Linux/Unix on the other hand started out life as a multi-user OS. Rebooting was a big no-no, because you'd affect countless people logged in, and you'd get yelled at for ruining someones work.
UNIX actually started out as a single-user OS and the multiuser aspect was bolted on later. Linux didn't, of course, because by the time Linus banged together his UNIX rip-off, UNIX had been multiuser for quite a while.
However, again, the attitudes towards how their relevant users treat servers and workstations have about 10% to do with their architectures and 90% to do with their knowledge. DOS and OS/2 were single user, yet frequently had BBSes and similar running off them. You can be assured the people running those BBSes were far less like to have the "just reboot" mentality.

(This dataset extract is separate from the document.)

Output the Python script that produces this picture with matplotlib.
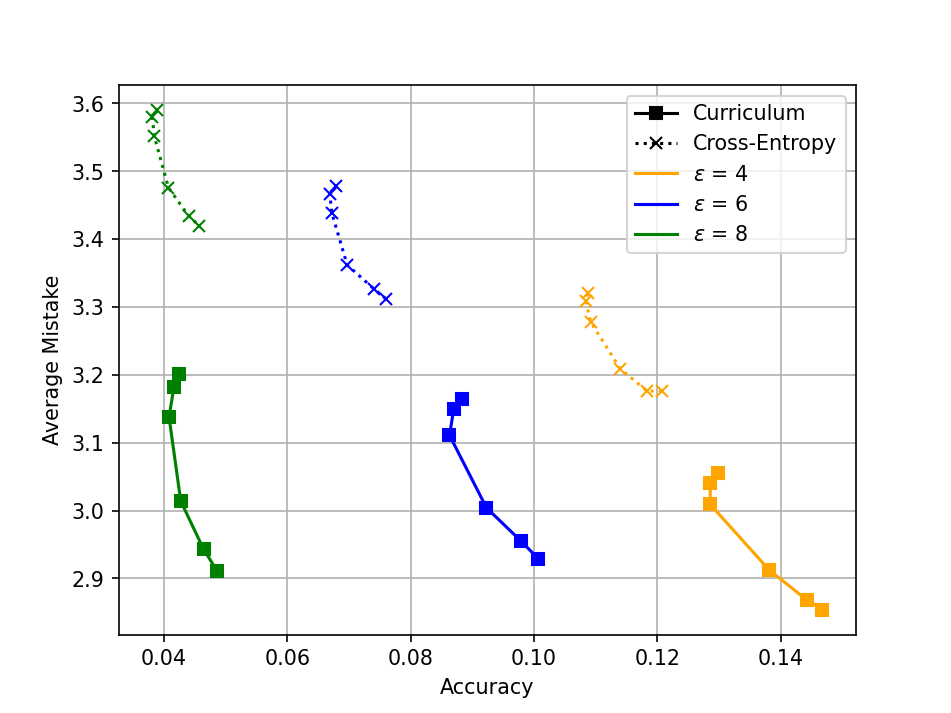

Further, the other reason most people have that attitude is because to them a computer is just another appliance. When other appliances act up, pretty much the first thing _everybody_ does is turn it off and back on again. Why on Earth would you expect them to treat a computer any differently ?
Windows administrators categorically will try rebooting the damn thing first to fix any problem (and it usually works). Linux administrators will only try this as a last resort (and it almost never works).
No. Inexperienced admins will try rebooting first, regardless of platform. Experienced admins will not. Incidentally, there are numerous classes of problems on Linux (and UNIX in general) which are more quickly and easily "fixed" with a reboot.
Anyway, at Microsoft the idea that you can somehow tweak windows just right so rebooting isn't necessary is crazy.
I can't even remember the last time I had to reboot any of my Windows machines without a good reason (eg: patching).
Finally, there's nothing wrong with rebooting _anyway_. If your service uptime requirements are affected by a single machine rebooting, your architecture is broken. All the reboot does is demonstrate that it's broken without a real problem actually occurring.
Sysadmins comparing machine uptimes is like ricers comparing spoilers.